Karabük için birkaç söz söylemek isteseydiniz…
Ne derdiniz.?
Sahiden…!
Bu kentin bizim için ifade ettiği anlam nedir?
Hemen söyleyeyim….
İlgilenmiyorum diyenler çoğunlukta.
Bu böyle olmamalıydı.
Çünkü….
Karabük artık pirinç tarlalarının çoğunlukta olduğu “sıtmalı bir vadi “ değildir.
Batı Karadeniz Bölgesinin geçmişte parlayan yıldızıdır.
Arıcak vadisinin bu bakımdan önemsenmesi gereken bir yanı vardır.
1999 metre yüksekliğindeki Keltepe, bu gerçeğin en önemli tanığıdır.
Oradan bakıldığında Türkiye’nin ilk ağır sanayi kenti size merhaba der.
Ağır sanayi, endüstrinin merkezi olmak Karabük ve Türkiye açısından çok önem taşır.
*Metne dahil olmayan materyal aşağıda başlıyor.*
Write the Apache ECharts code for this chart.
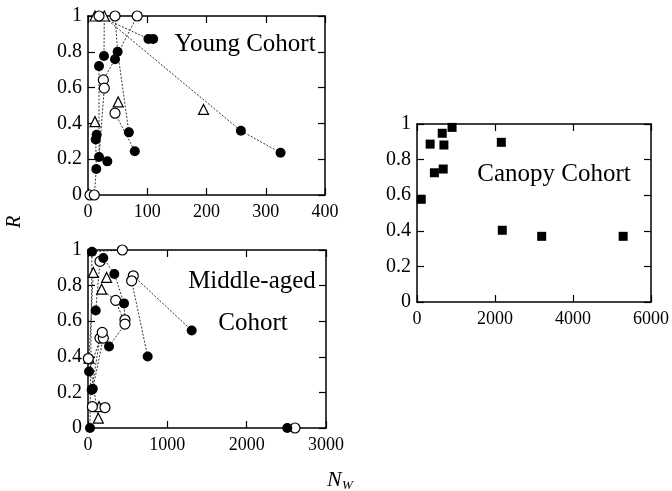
<!doctype html>
<html>
<head>
<meta charset="utf-8">
<title>R vs Nw</title>
<style>
  html, body { margin: 0; padding: 0; background: #fff; }
  #main { width: 672px; height: 491px; }
</style>
</head>
<body>
<div id="main"></div>
<script src="https://cdn.jsdelivr.net/npm/echarts@6/dist/echarts.min.js"></script>
<script>
// young cohort
var youngFilled = [[14, 0.145], [13, 0.31], [14.6, 0.336], [18.6, 0.212], [32.6, 0.188], [18.6, 0.72], [27, 0.777],
  [45.6, 0.758], [50, 0.80], [69, 0.35], [79, 0.244], [102, 0.872], [110, 0.872], [258, 0.359], [325, 0.236]];
var youngOpen = [[3.4, 0], [10.6, 0], [18.6, 1], [45.6, 1], [83, 1], [25.9, 0.643], [27.5, 0.597], [45.6, 0.457]];
var youngTri = [[11.8, 1], [27.5, 1], [11.8, 0.41], [51, 0.52], [195, 0.478]];
var youngLines = [
  [[27.5, 1], [27, 0.777]],
  [[45.6, 1], [50, 0.80], [69, 0.35]],
  [[83, 1], [45.6, 0.758], [25.9, 0.643], [27.5, 0.597], [18.6, 0.212], [32.6, 0.188]],
  [[10.6, 0], [14, 0.145], [13, 0.31], [14.6, 0.336]],
  [[18.6, 0.72], [18.6, 0.212]],
  [[18.6, 1], [102, 0.872]],
  [[25, 1], [258, 0.359], [325, 0.236]],
  [[45.6, 0.457], [79, 0.244]]
];

// middle-aged cohort
var midFilled = [[25, 0], [46, 0.214], [60, 0.22], [13, 0.317], [97, 0.66], [50, 0.99], [193, 0.955], [332, 0.865],
  [454, 0.70], [265, 0.458], [752, 0.402], [1307, 0.548], [2512, 0]];
var midOpen = [[4, 0.39], [55, 0.12], [214, 0.115], [151, 0.505], [193, 0.505], [180, 0.537], [151, 0.936], [433, 1],
  [349, 0.717], [466, 0.608], [466, 0.584], [571, 0.855], [550, 0.827], [2609, 0]];
var midTri = [[13, 0.392], [67, 0.874], [235, 0.846], [172, 0.78], [139, 0.12], [130, 0.055]];
var midLines = [
  [[25, 0], [50, 0.99], [433, 1]],
  [[46, 0.214], [151, 0.505]],
  [[60, 0.22], [193, 0.505]],
  [[13, 0.317], [180, 0.537]],
  [[130, 0.055], [13, 0.392], [67, 0.874]],
  [[151, 0.936], [97, 0.66]],
  [[151, 0.936], [193, 0.955], [332, 0.865], [454, 0.70], [466, 0.608]],
  [[172, 0.78], [349, 0.717], [466, 0.584], [265, 0.458]],
  [[571, 0.855], [1307, 0.548]],
  [[550, 0.827], [752, 0.402]],
  [[2512, 0], [2609, 0]]
];

// canopy cohort
var canopySquares = [[109, 0.577], [337, 0.887], [446, 0.726], [647, 0.948], [690, 0.882], [672, 0.747],
  [899, 0.981], [2162, 0.897], [2187, 0.403], [3197, 0.369], [5286, 0.369]];

var xMax = [400, 3000, 6000];
var xStep = [100, 1000, 2000];

var serif = '"Liberation Serif", serif';

var grids = [
  { left: 88, top: 16, width: 237, height: 179 },
  { left: 88, top: 250, width: 238, height: 178 },
  { left: 417, top: 124, width: 237, height: 178 }
];

function plain(v) { return String(v); }

function makeX(g, pos) {
  return {
    type: 'value', gridIndex: g, position: pos, min: 0, max: xMax[g], interval: xStep[g],
    axisLine: { show: true, onZero: false, lineStyle: { color: '#000', width: 1.5 } },
    axisTick: { show: true, inside: true, length: 7, lineStyle: { color: '#000', width: 1.2 } },
    axisLabel: { show: pos == 'bottom', color: '#000', fontFamily: serif, fontSize: 18, margin: 8, formatter: plain },
    splitLine: { show: false }
  };
}
function makeY(g, pos) {
  return {
    type: 'value', gridIndex: g, position: pos, min: 0, max: 1, interval: 0.2,
    axisLine: { show: true, onZero: false, lineStyle: { color: '#000', width: 1.5 } },
    axisTick: { show: true, inside: true, length: 7, lineStyle: { color: '#000', width: 1.2 } },
    axisLabel: { show: pos == 'left', color: '#000', fontFamily: serif, fontSize: 20, margin: 6, formatter: plain },
    splitLine: { show: false }
  };
}

var xAxes = [], yAxes = [];
for (var g = 0; g < 3; g++) {
  xAxes.push(makeX(g, 'bottom'), makeX(g, 'top'));
  yAxes.push(makeY(g, 'left'), makeY(g, 'right'));
}

var series = [];
function addLines(list, g) {
  for (var i = 0; i < list.length; i++) {
    series.push({
      type: 'line', xAxisIndex: g * 2, yAxisIndex: g * 2, data: list[i], symbol: 'none', z: 1,
      lineStyle: { color: '#000', width: 0.8, type: [2, 1.6] }
    });
  }
}
function addMarks(data, g, symbol, size, filled) {
  series.push({
    type: 'scatter', xAxisIndex: g * 2, yAxisIndex: g * 2, data: data, symbol: symbol, symbolSize: size, z: 3,
    itemStyle: filled ? { color: '#000', opacity: 1 } : { color: '#fff', borderColor: '#000', borderWidth: 1.2, opacity: 1 }
  });
}

addLines(youngLines, 0);
addMarks(youngTri, 0, 'triangle', 10, false);
addMarks(youngOpen, 0, 'circle', 10, false);
addMarks(youngFilled, 0, 'circle', 10, true);

addLines(midLines, 1);
addMarks(midTri, 1, 'triangle', 10, false);
addMarks(midOpen, 1, 'circle', 10, false);
addMarks(midFilled, 1, 'circle', 10, true);

addMarks(canopySquares, 2, 'rect', 9, true);

function label(txt, x, y, size) {
  return {
    type: 'text', x: x, y: y, z: 10,
    style: { text: txt, fill: '#000', font: size + 'px ' + serif, textAlign: 'center', textVerticalAlign: 'middle' }
  };
}

var myChart = echarts.init(document.getElementById('main'));
myChart.setOption({
  animation: false,
  backgroundColor: '#fff',
  textStyle: { fontFamily: serif },
  grid: grids,
  xAxis: xAxes,
  yAxis: yAxes,
  series: series,
  graphic: [
    label('Young Cohort', 245, 44, 25),
    label('Middle-aged', 252, 281, 25),
    label('Cohort', 253, 323, 25),
    label('Canopy Cohort', 554, 174, 25),
    { type: 'text', x: 15, y: 222, rotation: Math.PI / 2,
      style: { text: 'R', fill: '#000', font: 'italic 20px ' + serif, textAlign: 'center', textVerticalAlign: 'middle' } },
    { type: 'text', x: 327, y: 480,
      style: { text: 'N', fill: '#000', font: 'italic 22px ' + serif, textAlign: 'left', textVerticalAlign: 'middle' } },
    { type: 'text', x: 342, y: 486,
      style: { text: 'W', fill: '#000', font: 'italic 13px ' + serif, textAlign: 'left', textVerticalAlign: 'middle' } }
  ]
});
</script>
</body>
</html>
Çünkü demir olmadan bir şey inşa etmek mümkün değildir.
Buradan da şöyle bir sonuç çıkar.
Karabük Türkiye’nin olmazsa olmazıdır.
O halde…
Nasıl oluyor da bu kentte….
Karabük’le ilgili olarak bir çift söz edecek insan olmuyor.
Düşündürücü değil mi?
Hem de nasıl?
Biz neden bu haldeyiz?
Kente olan ilgimiz neden azalmış durumda.!
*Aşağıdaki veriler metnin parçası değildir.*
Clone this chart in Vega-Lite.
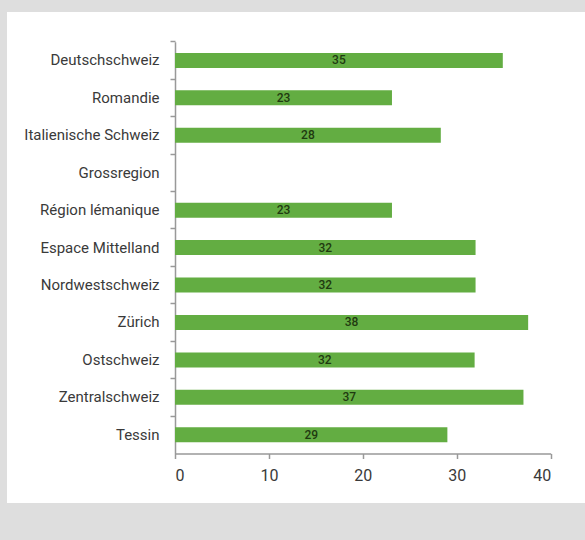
{
  "$schema": "https://vega.github.io/schema/vega-lite/v6.json",
  "width": 578,
  "height": 491,
  "autosize": {"type": "none"},
  "padding": {"left": 7, "top": 12, "right": 0, "bottom": 37},
  "background": "#dedede",
  "config": {
    "view": {"fill": "white", "stroke": null},
    "font": "Roboto, sans-serif"
  },
  "data": {
    "values": [
      {"region": "Deutschschweiz", "wert": 34.9},
      {"region": "Romandie", "wert": 23.1},
      {"region": "Italienische Schweiz", "wert": 28.3},
      {"region": "Grossregion", "wert": null},
      {"region": "Région lémanique", "wert": 23.1},
      {"region": "Espace Mittelland", "wert": 32.0},
      {"region": "Nordwestschweiz", "wert": 32.0},
      {"region": "Zürich", "wert": 37.6},
      {"region": "Ostschweiz", "wert": 31.9},
      {"region": "Zentralschweiz", "wert": 37.1},
      {"region": "Tessin", "wert": 29.0}
    ]
  },
  "encoding": {
    "y": {
      "field": "region",
      "type": "nominal",
      "sort": null,
      "scale": {
        "domain": ["Deutschschweiz", "Romandie", "Italienische Schweiz", "Grossregion", "Région lémanique", "Espace Mittelland", "Nordwestschweiz", "Zürich", "Ostschweiz", "Zentralschweiz", "Tessin"],
        "range": [29.7, 441.5],
        "paddingInner": 0,
        "paddingOuter": 0
      },
      "axis": {
        "title": null,
        "offset": -168,
        "bandPosition": 0,
        "domainColor": "#999999",
        "domainWidth": 1.5,
        "tickColor": "#999999",
        "tickWidth": 1.5,
        "tickSize": 5,
        "labelPadding": 11,
        "labelFontSize": 15,
        "labelColor": "#3a3a3a",
        "labelFont": "Roboto, sans-serif"
      }
    }
  },
  "layer": [
    {
      "mark": {"type": "bar", "color": "#63ad42", "height": {"band": 0.4}},
      "encoding": {
        "x": {
          "field": "wert",
          "type": "quantitative",
          "scale": {"domain": [0, 40], "range": [168, 543.7], "nice": false},
          "axis": {
            "title": null,
            "offset": -49.5,
            "values": [0, 10, 20, 30, 40],
            "grid": false,
            "domainColor": "#999999",
            "domainWidth": 1.5,
            "tickColor": "#999999",
            "tickWidth": 1.5,
            "tickSize": 5,
            "labelPadding": 9,
            "labelFontSize": 16,
            "labelColor": "#3a3a3a",
            "labelFont": "Roboto, sans-serif"
          }
        }
      }
    },
    {
      "mark": {"type": "text", "fontSize": 12, "fontWeight": 500, "font": "Roboto, sans-serif", "color": "#1f3a10", "align": "center", "baseline": "middle"},
      "encoding": {
        "x": {"field": "wert", "type": "quantitative", "stack": "zero", "bandPosition": 0.5},
        "text": {"field": "wert", "type": "quantitative", "format": ".0f"}
      }
    }
  ]
}
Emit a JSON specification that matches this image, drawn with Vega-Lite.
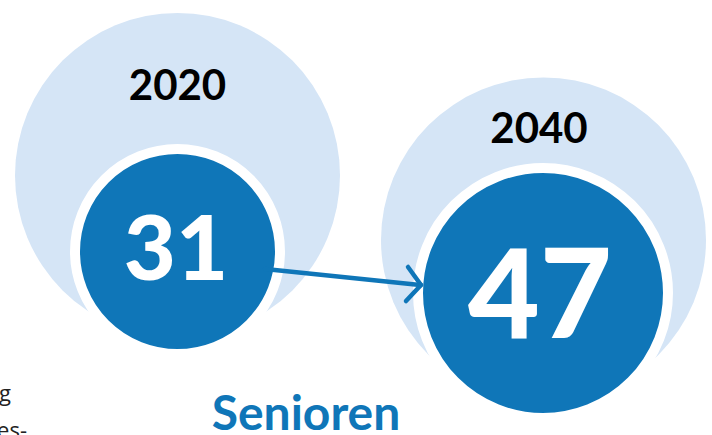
{
  "$schema": "https://vega.github.io/schema/vega-lite/v6.json",
  "width": 712,
  "height": 435,
  "padding": 0,
  "autosize": {"type": "none"},
  "background": "white",
  "config": {"view": {"stroke": null}},
  "datasets": {
    "bubbles": [
      {"year": "2020", "cx": 177.5, "cy": 175.5, "r": 162.5, "value": 31, "vx": 177.5, "vy": 251.5, "vr": 97.5},
      {"year": "2040", "cx": 543.5, "cy": 240, "r": 162.5, "value": 47, "vx": 543, "vy": 293, "vr": 120}
    ],
    "arrow": [
      {"part": "shaft", "x1": 265, "y1": 269, "x2": 420, "y2": 285},
      {"part": "upper", "x1": 408, "y1": 267, "x2": 421, "y2": 285},
      {"part": "lower", "x1": 406, "y1": 301, "x2": 421, "y2": 285}
    ],
    "years": [
      {"label": "2020", "x": 177.5, "y": 100},
      {"label": "2040", "x": 539, "y": 143}
    ],
    "values": [
      {"label": "31", "x": 176, "y": 280, "fs": 90},
      {"label": "47", "x": 540, "y": 338, "fs": 124}
    ],
    "title": [{"label": "Senioren", "x": 306, "y": 430}],
    "side": [
      {"label": "g", "x": 11, "y": 401},
      {"label": "es-", "x": 27, "y": 438}
    ]
  },
  "layer": [
    {
      "data": {"name": "bubbles"},
      "transform": [{"calculate": "4*datum.r*datum.r", "as": "area"}],
      "mark": {"type": "point", "shape": "circle", "filled": true, "fill": "#d5e5f6", "opacity": 1, "strokeWidth": 0},
      "encoding": {
        "x": {"field": "cx", "type": "quantitative", "scale": {"domain": [0, 712], "nice": false, "zero": false}, "axis": null},
        "y": {"field": "cy", "type": "quantitative", "scale": {"domain": [0, 435], "nice": false, "zero": false, "reverse": true}, "axis": null},
        "size": {"field": "area", "type": "quantitative", "scale": null, "legend": null}
      }
    },
    {
      "data": {"name": "bubbles"},
      "transform": [{"calculate": "4*(datum.vr+5)*(datum.vr+5)", "as": "area"}],
      "mark": {"type": "point", "shape": "circle", "filled": true, "fill": "#0f76b8", "opacity": 1, "stroke": "white", "strokeWidth": 10, "strokeOpacity": 1},
      "encoding": {
        "x": {"field": "vx", "type": "quantitative"},
        "y": {"field": "vy", "type": "quantitative"},
        "size": {"field": "area", "type": "quantitative", "scale": null, "legend": null}
      }
    },
    {
      "data": {"name": "arrow"},
      "mark": {"type": "rule", "color": "#0f76b8", "strokeWidth": 4.5, "strokeCap": "round"},
      "encoding": {
        "x": {"field": "x1", "type": "quantitative"},
        "y": {"field": "y1", "type": "quantitative"},
        "x2": {"field": "x2"},
        "y2": {"field": "y2"}
      }
    },
    {
      "data": {"name": "years"},
      "mark": {"type": "text", "font": "Lato", "fontWeight": "bold", "fontSize": 42, "color": "#000000", "align": "center", "baseline": "alphabetic"},
      "encoding": {
        "x": {"field": "x", "type": "quantitative"},
        "y": {"field": "y", "type": "quantitative"},
        "text": {"field": "label"}
      }
    },
    {
      "data": {"name": "values"},
      "mark": {"type": "text", "font": "Lato", "fontWeight": 900, "color": "#ffffff", "align": "center", "baseline": "alphabetic"},
      "encoding": {
        "x": {"field": "x", "type": "quantitative"},
        "y": {"field": "y", "type": "quantitative"},
        "size": {"field": "fs", "type": "quantitative", "scale": null, "legend": null},
        "text": {"field": "label"}
      }
    },
    {
      "data": {"name": "title"},
      "mark": {"type": "text", "font": "Lato", "fontWeight": "bold", "fontSize": 48, "color": "#0f76b8", "align": "center", "baseline": "alphabetic"},
      "encoding": {
        "x": {"field": "x", "type": "quantitative"},
        "y": {"field": "y", "type": "quantitative"},
        "text": {"field": "label"}
      }
    },
    {
      "data": {"name": "side"},
      "mark": {"type": "text", "font": "Open Sans", "fontSize": 22, "color": "#222222", "align": "right", "baseline": "alphabetic"},
      "encoding": {
        "x": {"field": "x", "type": "quantitative"},
        "y": {"field": "y", "type": "quantitative"},
        "text": {"field": "label"}
      }
    }
  ]
}
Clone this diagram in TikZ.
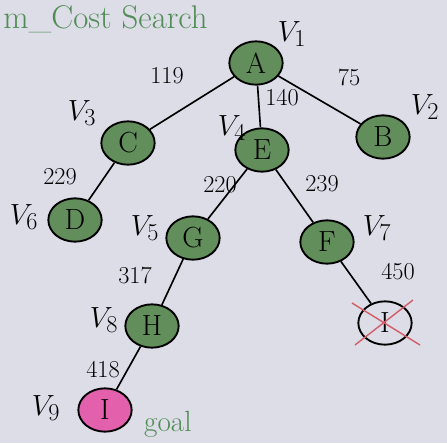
\documentclass[tikz,border=0pt]{standalone}
\usepackage{amsmath}
\usepackage{tikz}
\usetikzlibrary{shapes.geometric}

\definecolor{paper}{RGB}{220,221,231}
\definecolor{leaf}{RGB}{98,142,92}
\definecolor{goalpink}{RGB}{226,96,172}
\definecolor{inkgreen}{RGB}{80,140,85}
\definecolor{crossred}{RGB}{212,92,104}

\tikzset{
  vert/.style={ellipse,draw=black,line width=1.6pt,fill=leaf,minimum width=1.6cm,minimum height=1.3cm,inner sep=0pt,font=\Huge},
  wt/.style={font=\huge},
  vlab/.style={font=\Huge}
}

\begin{document}
\begin{tikzpicture}[x=0.03cm,y=-0.03cm]
  \fill[paper] (0,0) rectangle (447,443);
  \useasboundingbox (0,0) rectangle (447,443);
  % title
  \node[anchor=base west,text=inkgreen,font=\fontsize{28}{30}\selectfont,inner sep=1pt] (title) at (2,28) {m\_Cost Search};
  % vertices
  \foreach \n/\x/\y in {A/256/63,C/128/143,E/262/150,B/383/137,D/75/220,G/193/238,F/327/242,H/152/326}{
    \node[vert] (\n) at (\x,\y) {\n};}
  \node[vert,fill=none] (Ix) at (385,323) {I};
  \node[vert,fill=goalpink] (I) at (105,410) {I};
  % edges
  \foreach \a/\b in {A/C,A/E,A/B,C/D,E/G,E/F,G/H,F/Ix,H/I}{\draw[line width=1.4pt] (\a) -- (\b);}
  % costs
  \foreach \t/\x/\y in {119/167/76,140/282/98,75/349/77,229/60/177,220/220/185,239/322/184,317/135/275,450/398/272,418/103/370}{
    \node[wt] (w\t) at (\x,\y) {\t};}
  % visit order
  \foreach \k/\x/\y in {1/292/34,2/425/107,3/82/113,4/232/128,5/145/228,6/24/217,7/377/228,8/104/320,9/46/408}{
    \node[vlab] (v\k) at (\x,\y) {$V_{\k}$};}
  % crossed out
  \draw[crossred,line width=1.2pt] (352,303) -- (420,345);
  \draw[crossred,line width=1.2pt] (413,300) -- (355,345);
  \node[text=inkgreen,font=\Huge,anchor=west] (goal) at (140,424) {goal};
\end{tikzpicture}
\end{document}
Bunu öncelikle yanıtlamamız gerekir?
İnsanların yaşadığı kentle ilgili doğru dürüst bilgilere sahip olmaması…
Bunun birinci nedenidir.
Bu nasıl bir şeydir diye soruyorsanız anlatalım.
Bakmakla görmek aynı şey midir?
Değildir elbette…
Biz Karabük’te sadece bakıyoruz.
Ancak göremiyoruz.!
Neden göremiyoruz derseniz yanıtlayalım:
Bu kentte yaşamanın sorumluluğunu hatırlatan tarihi objelerle olan bağımız kopmuş durumda.
Bakın…
Karabük Üniversitesine bağlı bir Demir Çelik Enstitüsü var ama Demir Çelik ve Ağır Sanayi Müzemiz yok.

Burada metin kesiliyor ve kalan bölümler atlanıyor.